Extract each line of the data below exactly as written.

★ ★ ★

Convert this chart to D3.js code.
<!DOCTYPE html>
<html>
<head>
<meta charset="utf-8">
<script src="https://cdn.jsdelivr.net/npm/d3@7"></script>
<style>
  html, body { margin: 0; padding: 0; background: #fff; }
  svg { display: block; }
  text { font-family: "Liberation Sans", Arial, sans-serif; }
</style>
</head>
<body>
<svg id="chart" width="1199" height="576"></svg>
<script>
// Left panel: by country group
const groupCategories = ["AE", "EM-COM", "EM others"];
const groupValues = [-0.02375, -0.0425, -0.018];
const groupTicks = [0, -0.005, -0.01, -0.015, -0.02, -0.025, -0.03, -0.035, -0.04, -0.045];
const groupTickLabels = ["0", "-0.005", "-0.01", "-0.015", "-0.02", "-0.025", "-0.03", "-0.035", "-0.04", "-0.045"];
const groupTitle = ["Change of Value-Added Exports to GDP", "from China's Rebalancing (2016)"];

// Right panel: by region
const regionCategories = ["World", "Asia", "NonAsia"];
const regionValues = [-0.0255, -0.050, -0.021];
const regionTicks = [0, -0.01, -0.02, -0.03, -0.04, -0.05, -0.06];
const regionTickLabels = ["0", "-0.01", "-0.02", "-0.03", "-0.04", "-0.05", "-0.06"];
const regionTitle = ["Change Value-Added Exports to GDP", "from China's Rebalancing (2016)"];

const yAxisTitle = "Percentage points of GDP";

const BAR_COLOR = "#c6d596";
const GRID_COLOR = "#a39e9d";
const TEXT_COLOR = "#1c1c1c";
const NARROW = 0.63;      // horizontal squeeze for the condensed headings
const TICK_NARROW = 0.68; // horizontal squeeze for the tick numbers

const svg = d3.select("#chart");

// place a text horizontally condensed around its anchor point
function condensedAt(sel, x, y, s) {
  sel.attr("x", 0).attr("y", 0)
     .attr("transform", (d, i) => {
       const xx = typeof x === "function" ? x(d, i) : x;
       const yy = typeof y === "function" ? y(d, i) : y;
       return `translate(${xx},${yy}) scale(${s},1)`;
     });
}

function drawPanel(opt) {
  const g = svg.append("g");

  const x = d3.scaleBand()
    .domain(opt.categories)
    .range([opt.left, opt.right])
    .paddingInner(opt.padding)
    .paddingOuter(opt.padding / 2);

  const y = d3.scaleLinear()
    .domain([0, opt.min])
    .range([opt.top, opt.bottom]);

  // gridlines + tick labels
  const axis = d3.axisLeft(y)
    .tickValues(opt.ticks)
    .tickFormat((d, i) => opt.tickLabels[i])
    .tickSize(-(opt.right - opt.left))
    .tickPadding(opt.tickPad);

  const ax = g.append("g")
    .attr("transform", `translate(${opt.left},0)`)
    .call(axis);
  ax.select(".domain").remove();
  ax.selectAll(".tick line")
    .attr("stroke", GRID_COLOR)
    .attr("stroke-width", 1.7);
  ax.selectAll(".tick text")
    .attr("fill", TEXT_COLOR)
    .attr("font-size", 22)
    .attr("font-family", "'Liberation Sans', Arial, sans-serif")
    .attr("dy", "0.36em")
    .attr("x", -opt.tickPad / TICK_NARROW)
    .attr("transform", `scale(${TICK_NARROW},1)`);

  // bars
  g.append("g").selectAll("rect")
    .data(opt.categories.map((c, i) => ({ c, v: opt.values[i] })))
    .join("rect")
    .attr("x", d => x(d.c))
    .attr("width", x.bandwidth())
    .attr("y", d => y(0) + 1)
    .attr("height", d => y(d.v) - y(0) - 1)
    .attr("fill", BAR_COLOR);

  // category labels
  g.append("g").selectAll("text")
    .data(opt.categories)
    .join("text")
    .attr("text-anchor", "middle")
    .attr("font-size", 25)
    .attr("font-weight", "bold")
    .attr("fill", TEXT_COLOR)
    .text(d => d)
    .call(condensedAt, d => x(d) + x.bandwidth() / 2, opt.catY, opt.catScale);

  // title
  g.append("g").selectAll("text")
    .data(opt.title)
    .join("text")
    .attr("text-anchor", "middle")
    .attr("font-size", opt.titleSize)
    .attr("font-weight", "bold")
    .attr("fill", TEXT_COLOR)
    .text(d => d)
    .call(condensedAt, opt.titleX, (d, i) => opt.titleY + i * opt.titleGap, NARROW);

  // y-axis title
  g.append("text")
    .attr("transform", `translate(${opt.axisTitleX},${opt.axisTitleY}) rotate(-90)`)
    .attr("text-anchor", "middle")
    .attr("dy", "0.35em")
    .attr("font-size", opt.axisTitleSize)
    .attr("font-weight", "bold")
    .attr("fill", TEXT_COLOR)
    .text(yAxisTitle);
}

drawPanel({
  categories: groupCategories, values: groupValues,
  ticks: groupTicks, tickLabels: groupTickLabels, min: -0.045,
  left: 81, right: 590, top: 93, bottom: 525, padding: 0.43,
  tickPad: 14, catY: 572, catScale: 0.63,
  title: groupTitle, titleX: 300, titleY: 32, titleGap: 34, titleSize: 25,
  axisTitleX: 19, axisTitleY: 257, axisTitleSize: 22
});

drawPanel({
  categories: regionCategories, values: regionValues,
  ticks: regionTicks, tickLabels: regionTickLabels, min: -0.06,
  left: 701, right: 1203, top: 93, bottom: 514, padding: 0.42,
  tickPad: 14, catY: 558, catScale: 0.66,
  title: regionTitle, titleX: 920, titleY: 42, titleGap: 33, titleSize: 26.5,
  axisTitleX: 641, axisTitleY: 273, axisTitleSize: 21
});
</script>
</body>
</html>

★ ★ ★

Correct output
Convert this chart to D3.js code.
<!DOCTYPE html>
<html>
<head>
<meta charset="utf-8">
<script src="https://cdn.jsdelivr.net/npm/d3@7"></script>
<style>
  html, body { margin: 0; padding: 0; background: #fff; }
  svg { display: block; }
  text { font-family: "Liberation Sans", Arial, sans-serif; }
</style>
</head>
<body>
<svg id="chart" width="1199" height="576"></svg>
<script>
// Left panel: by country group
const groupCategories = ["AE", "EM-COM", "EM others"];
const groupValues = [-0.02375, -0.0425, -0.018];
const groupTicks = [0, -0.005, -0.01, -0.015, -0.02, -0.025, -0.03, -0.035, -0.04, -0.045];
const groupTickLabels = ["0", "-0.005", "-0.01", "-0.015", "-0.02", "-0.025", "-0.03", "-0.035", "-0.04", "-0.045"];
const groupTitle = ["Change of Value-Added Exports to GDP", "from China's Rebalancing (2016)"];

// Right panel: by region
const regionCategories = ["World", "Asia", "NonAsia"];
const regionValues = [-0.0255, -0.050, -0.021];
const regionTicks = [0, -0.01, -0.02, -0.03, -0.04, -0.05, -0.06];
const regionTickLabels = ["0", "-0.01", "-0.02", "-0.03", "-0.04", "-0.05", "-0.06"];
const regionTitle = ["Change Value-Added Exports to GDP", "from China's Rebalancing (2016)"];

const yAxisTitle = "Percentage points of GDP";

const BAR_COLOR = "#c6d596";
const GRID_COLOR = "#a39e9d";
const TEXT_COLOR = "#1c1c1c";
const NARROW = 0.63;      // horizontal squeeze for the condensed headings
const TICK_NARROW = 0.68; // horizontal squeeze for the tick numbers

const svg = d3.select("#chart");

// place a text horizontally condensed around its anchor point
function condensedAt(sel, x, y, s) {
  sel.attr("x", 0).attr("y", 0)
     .attr("transform", (d, i) => {
       const xx = typeof x === "function" ? x(d, i) : x;
       const yy = typeof y === "function" ? y(d, i) : y;
       return `translate(${xx},${yy}) scale(${s},1)`;
     });
}

function drawPanel(opt) {
  const g = svg.append("g");

  const x = d3.scaleBand()
    .domain(opt.categories)
    .range([opt.left, opt.right])
    .paddingInner(opt.padding)
    .paddingOuter(opt.padding / 2);

  const y = d3.scaleLinear()
    .domain([0, opt.min])
    .range([opt.top, opt.bottom]);

  // gridlines + tick labels
  const axis = d3.axisLeft(y)
    .tickValues(opt.ticks)
    .tickFormat((d, i) => opt.tickLabels[i])
    .tickSize(-(opt.right - opt.left))
    .tickPadding(opt.tickPad);

  const ax = g.append("g")
    .attr("transform", `translate(${opt.left},0)`)
    .call(axis);
  ax.select(".domain").remove();
  ax.selectAll(".tick line")
    .attr("stroke", GRID_COLOR)
    .attr("stroke-width", 1.7);
  ax.selectAll(".tick text")
    .attr("fill", TEXT_COLOR)
    .attr("font-size", 22)
    .attr("font-family", "'Liberation Sans', Arial, sans-serif")
    .attr("dy", "0.36em")
    .attr("x", -opt.tickPad / TICK_NARROW)
    .attr("transform", `scale(${TICK_NARROW},1)`);

  // bars
  g.append("g").selectAll("rect")
    .data(opt.categories.map((c, i) => ({ c, v: opt.values[i] })))
    .join("rect")
    .attr("x", d => x(d.c))
    .attr("width", x.bandwidth())
    .attr("y", d => y(0) + 1)
    .attr("height", d => y(d.v) - y(0) - 1)
    .attr("fill", BAR_COLOR);

  // category labels
  g.append("g").selectAll("text")
    .data(opt.categories)
    .join("text")
    .attr("text-anchor", "middle")
    .attr("font-size", 25)
    .attr("font-weight", "bold")
    .attr("fill", TEXT_COLOR)
    .text(d => d)
    .call(condensedAt, d => x(d) + x.bandwidth() / 2, opt.catY, opt.catScale);

  // title
  g.append("g").selectAll("text")
    .data(opt.title)
    .join("text")
    .attr("text-anchor", "middle")
    .attr("font-size", opt.titleSize)
    .attr("font-weight", "bold")
    .attr("fill", TEXT_COLOR)
    .text(d => d)
    .call(condensedAt, opt.titleX, (d, i) => opt.titleY + i * opt.titleGap, NARROW);

  // y-axis title
  g.append("text")
    .attr("transform", `translate(${opt.axisTitleX},${opt.axisTitleY}) rotate(-90)`)
    .attr("text-anchor", "middle")
    .attr("dy", "0.35em")
    .attr("font-size", opt.axisTitleSize)
    .attr("font-weight", "bold")
    .attr("fill", TEXT_COLOR)
    .text(yAxisTitle);
}

drawPanel({
  categories: groupCategories, values: groupValues,
  ticks: groupTicks, tickLabels: groupTickLabels, min: -0.045,
  left: 81, right: 590, top: 93, bottom: 525, padding: 0.43,
  tickPad: 14, catY: 572, catScale: 0.63,
  title: groupTitle, titleX: 300, titleY: 32, titleGap: 34, titleSize: 25,
  axisTitleX: 19, axisTitleY: 257, axisTitleSize: 22
});

drawPanel({
  categories: regionCategories, values: regionValues,
  ticks: regionTicks, tickLabels: regionTickLabels, min: -0.06,
  left: 701, right: 1203, top: 93, bottom: 514, padding: 0.42,
  tickPad: 14, catY: 558, catScale: 0.66,
  title: regionTitle, titleX: 920, titleY: 42, titleGap: 33, titleSize: 26.5,
  axisTitleX: 641, axisTitleY: 273, axisTitleSize: 21
});
</script>
</body>
</html>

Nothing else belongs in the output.